• **REQUIRED WORK**: Would you pull out every line of the material that contains the string "chart"?

• **PROVIDED MATERIAL**:
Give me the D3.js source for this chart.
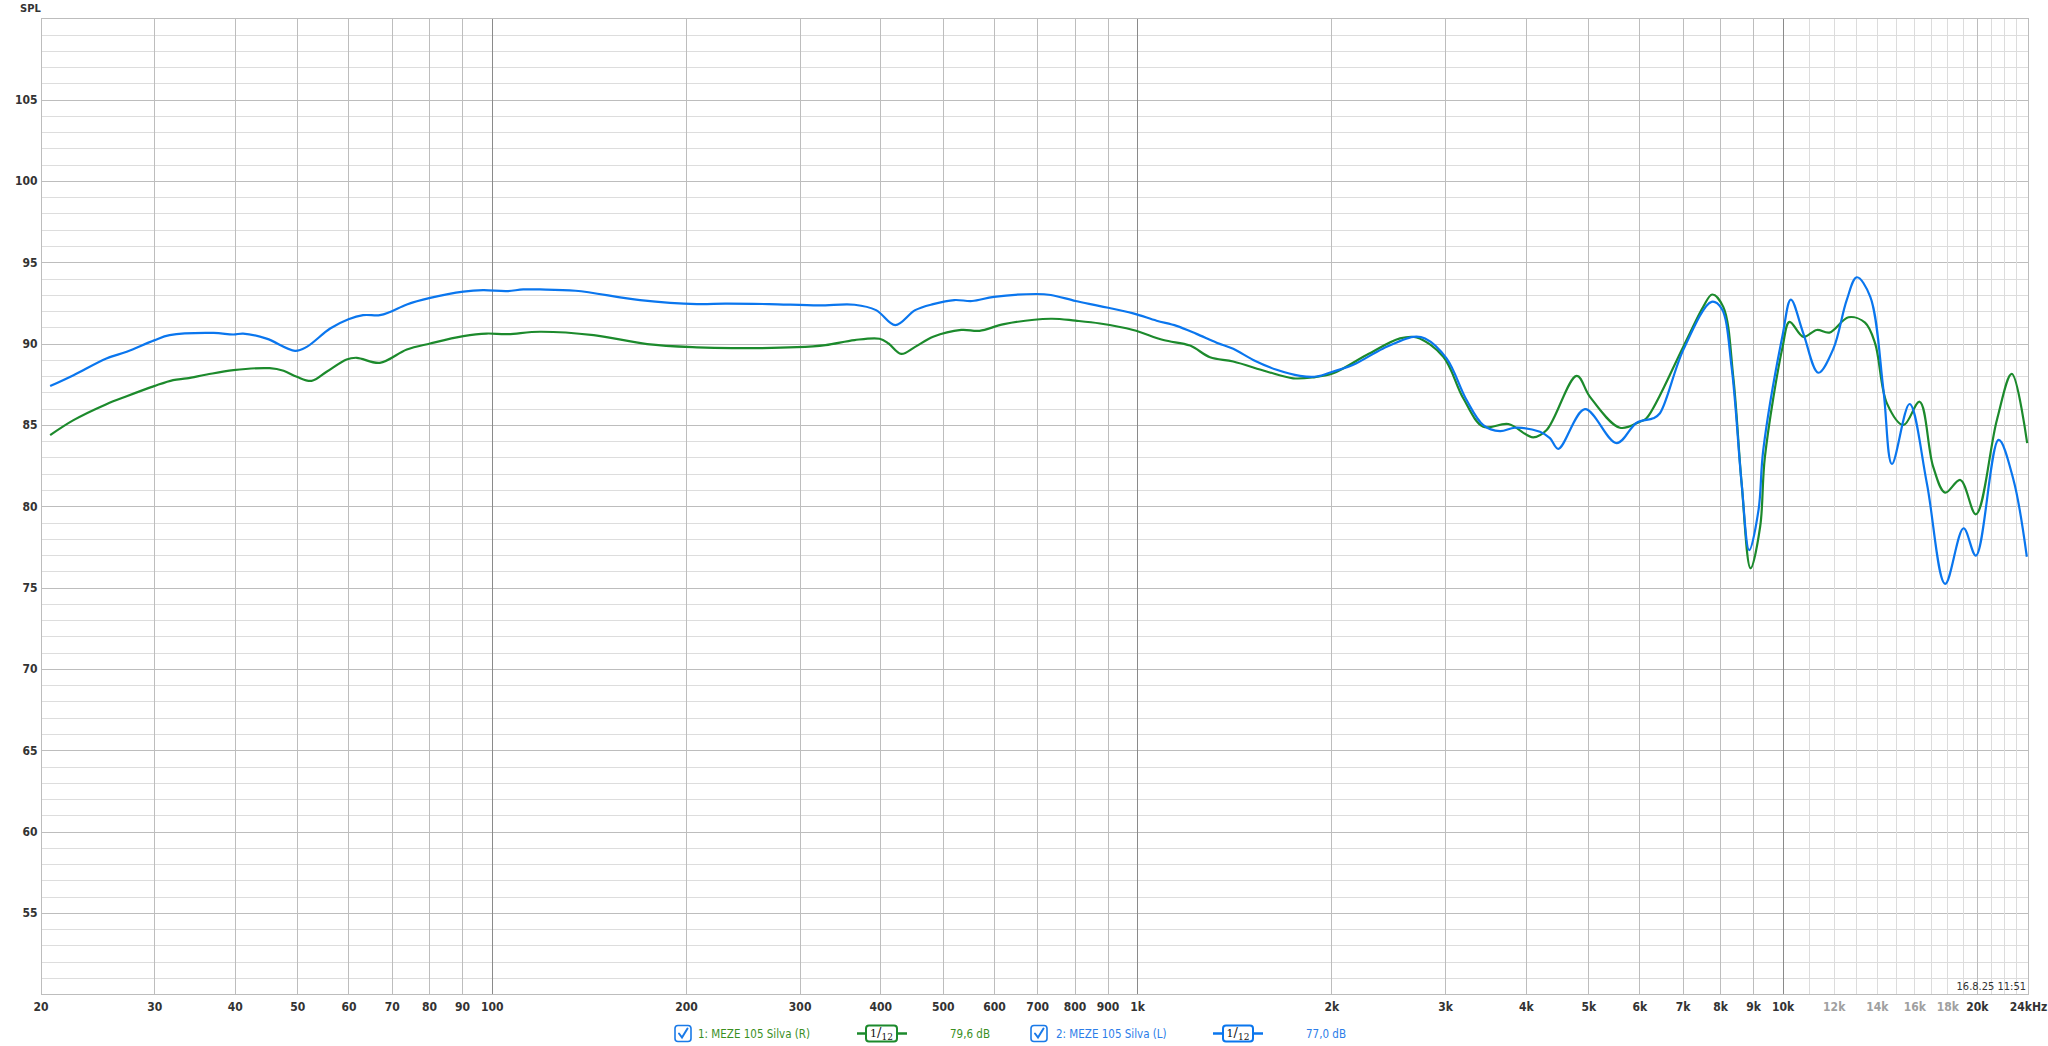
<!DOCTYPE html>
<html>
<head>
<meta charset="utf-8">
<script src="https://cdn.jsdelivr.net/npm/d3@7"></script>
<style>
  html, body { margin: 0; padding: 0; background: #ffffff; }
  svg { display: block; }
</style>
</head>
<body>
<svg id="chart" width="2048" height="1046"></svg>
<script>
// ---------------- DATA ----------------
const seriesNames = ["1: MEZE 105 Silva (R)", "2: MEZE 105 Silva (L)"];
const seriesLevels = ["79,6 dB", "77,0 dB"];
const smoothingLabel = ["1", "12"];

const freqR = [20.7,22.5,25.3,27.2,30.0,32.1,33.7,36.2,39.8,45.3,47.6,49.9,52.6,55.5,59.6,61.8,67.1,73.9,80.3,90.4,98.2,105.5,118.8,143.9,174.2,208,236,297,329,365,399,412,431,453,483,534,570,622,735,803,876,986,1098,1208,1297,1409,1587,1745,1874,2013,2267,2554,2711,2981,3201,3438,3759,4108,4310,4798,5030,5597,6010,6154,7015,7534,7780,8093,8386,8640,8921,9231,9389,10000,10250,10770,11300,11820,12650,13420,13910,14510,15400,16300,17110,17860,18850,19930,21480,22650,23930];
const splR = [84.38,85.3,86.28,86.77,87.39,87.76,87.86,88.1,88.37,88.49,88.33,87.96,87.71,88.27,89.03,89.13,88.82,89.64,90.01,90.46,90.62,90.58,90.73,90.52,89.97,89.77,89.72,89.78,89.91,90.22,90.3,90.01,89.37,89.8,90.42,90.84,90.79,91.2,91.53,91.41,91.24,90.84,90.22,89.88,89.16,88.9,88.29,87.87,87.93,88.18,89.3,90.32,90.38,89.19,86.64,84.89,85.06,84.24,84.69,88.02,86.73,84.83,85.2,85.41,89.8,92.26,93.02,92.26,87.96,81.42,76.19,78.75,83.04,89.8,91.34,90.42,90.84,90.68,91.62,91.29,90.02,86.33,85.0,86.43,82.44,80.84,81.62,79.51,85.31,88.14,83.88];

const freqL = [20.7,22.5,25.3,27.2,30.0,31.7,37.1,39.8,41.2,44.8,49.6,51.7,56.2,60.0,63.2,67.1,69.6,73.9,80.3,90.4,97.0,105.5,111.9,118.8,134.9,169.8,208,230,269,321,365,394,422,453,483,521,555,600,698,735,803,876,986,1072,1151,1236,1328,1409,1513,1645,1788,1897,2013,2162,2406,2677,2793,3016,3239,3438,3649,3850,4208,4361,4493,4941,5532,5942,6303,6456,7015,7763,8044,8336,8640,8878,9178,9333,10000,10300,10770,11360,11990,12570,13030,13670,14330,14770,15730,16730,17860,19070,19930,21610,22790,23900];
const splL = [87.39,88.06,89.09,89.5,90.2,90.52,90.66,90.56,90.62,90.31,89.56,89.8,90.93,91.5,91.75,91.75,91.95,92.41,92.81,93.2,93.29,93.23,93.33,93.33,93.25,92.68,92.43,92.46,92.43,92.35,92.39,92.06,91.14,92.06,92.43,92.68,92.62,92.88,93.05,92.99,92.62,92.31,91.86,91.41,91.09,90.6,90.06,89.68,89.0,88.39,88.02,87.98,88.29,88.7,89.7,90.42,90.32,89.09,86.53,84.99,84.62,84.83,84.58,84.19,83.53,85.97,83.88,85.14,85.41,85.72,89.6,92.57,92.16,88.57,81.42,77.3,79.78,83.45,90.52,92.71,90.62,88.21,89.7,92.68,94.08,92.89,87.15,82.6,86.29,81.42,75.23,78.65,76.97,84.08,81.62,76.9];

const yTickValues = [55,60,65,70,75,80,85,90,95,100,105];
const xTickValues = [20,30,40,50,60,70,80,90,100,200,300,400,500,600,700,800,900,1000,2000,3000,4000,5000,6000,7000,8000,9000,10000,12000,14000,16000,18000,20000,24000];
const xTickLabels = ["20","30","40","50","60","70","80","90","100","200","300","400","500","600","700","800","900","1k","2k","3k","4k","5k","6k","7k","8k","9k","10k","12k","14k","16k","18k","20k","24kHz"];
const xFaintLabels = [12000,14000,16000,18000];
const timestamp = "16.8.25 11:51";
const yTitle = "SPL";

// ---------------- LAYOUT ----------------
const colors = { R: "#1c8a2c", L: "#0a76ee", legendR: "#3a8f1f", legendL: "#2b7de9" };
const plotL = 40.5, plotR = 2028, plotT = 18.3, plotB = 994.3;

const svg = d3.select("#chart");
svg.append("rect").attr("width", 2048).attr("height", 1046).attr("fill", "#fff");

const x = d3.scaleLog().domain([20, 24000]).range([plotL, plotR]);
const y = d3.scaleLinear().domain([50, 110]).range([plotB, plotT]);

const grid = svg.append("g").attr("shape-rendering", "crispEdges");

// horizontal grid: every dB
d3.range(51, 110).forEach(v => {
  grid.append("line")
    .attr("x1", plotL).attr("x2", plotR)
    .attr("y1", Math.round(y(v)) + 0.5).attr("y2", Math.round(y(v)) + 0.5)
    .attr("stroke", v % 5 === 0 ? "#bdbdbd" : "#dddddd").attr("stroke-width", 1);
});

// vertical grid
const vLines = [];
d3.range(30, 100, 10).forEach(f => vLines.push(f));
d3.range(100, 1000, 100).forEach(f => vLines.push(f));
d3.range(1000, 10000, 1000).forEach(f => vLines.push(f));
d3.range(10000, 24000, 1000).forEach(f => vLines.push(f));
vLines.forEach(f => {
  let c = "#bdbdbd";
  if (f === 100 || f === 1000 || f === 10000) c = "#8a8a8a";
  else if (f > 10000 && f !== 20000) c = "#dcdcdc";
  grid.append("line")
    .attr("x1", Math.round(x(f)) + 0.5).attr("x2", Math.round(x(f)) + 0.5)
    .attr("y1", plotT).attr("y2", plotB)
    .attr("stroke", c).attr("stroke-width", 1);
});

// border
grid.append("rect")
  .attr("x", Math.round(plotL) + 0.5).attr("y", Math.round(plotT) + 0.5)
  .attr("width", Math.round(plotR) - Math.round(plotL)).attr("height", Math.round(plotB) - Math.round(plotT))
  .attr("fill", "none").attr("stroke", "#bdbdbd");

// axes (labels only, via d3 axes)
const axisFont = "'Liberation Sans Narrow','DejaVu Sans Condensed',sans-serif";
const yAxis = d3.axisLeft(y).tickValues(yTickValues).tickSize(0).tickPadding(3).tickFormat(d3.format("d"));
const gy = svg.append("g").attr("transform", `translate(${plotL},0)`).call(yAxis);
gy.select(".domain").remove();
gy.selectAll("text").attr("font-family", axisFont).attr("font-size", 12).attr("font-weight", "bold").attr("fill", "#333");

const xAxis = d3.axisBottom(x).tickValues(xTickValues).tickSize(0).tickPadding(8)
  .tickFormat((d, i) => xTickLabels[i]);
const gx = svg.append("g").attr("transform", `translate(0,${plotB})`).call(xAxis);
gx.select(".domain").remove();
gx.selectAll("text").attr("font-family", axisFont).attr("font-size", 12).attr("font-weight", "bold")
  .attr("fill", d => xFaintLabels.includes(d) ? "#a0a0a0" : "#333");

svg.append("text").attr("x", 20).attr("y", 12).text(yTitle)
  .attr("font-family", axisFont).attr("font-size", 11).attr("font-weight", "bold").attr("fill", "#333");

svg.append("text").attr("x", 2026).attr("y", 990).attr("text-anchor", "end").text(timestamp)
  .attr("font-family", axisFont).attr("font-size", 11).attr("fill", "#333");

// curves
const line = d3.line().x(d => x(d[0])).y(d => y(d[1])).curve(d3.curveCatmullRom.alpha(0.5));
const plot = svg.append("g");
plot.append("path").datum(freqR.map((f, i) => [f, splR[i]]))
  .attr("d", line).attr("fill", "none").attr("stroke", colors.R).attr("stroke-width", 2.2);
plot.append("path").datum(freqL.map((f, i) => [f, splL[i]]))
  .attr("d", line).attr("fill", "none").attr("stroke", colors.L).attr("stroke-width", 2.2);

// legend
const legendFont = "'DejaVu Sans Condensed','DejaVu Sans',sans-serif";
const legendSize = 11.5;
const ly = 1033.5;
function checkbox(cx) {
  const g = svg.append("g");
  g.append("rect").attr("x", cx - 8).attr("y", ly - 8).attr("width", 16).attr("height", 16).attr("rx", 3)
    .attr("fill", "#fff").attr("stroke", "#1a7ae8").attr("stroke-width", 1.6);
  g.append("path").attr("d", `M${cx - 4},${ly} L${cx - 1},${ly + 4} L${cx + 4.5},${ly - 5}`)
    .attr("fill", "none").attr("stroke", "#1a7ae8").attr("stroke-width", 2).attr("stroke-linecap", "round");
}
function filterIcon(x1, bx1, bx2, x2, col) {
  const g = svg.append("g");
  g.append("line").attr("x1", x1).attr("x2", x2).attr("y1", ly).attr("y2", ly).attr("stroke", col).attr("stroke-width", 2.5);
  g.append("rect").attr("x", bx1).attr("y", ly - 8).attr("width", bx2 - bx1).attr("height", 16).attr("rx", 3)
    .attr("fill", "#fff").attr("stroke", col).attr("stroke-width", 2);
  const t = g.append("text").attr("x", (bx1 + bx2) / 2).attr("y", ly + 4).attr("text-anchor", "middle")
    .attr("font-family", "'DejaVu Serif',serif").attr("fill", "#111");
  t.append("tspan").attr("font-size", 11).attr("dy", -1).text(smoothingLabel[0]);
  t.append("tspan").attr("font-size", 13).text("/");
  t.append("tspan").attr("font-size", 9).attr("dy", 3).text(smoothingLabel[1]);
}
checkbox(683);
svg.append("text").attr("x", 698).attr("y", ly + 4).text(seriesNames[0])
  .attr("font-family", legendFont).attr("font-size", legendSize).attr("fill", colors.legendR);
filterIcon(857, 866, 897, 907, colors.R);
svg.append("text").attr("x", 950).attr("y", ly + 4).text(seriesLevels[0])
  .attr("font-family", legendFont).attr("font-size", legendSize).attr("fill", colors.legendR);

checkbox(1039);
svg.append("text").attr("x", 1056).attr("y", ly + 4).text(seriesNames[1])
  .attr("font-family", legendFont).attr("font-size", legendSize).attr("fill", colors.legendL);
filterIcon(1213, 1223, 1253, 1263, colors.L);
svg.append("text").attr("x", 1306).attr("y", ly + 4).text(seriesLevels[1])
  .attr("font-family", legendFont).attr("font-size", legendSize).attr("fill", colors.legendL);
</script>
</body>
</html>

• **IN RESPONSE**:
Give me the D3.js source for this chart.
<svg id="chart" width="2048" height="1046"></svg>
const svg = d3.select("#chart");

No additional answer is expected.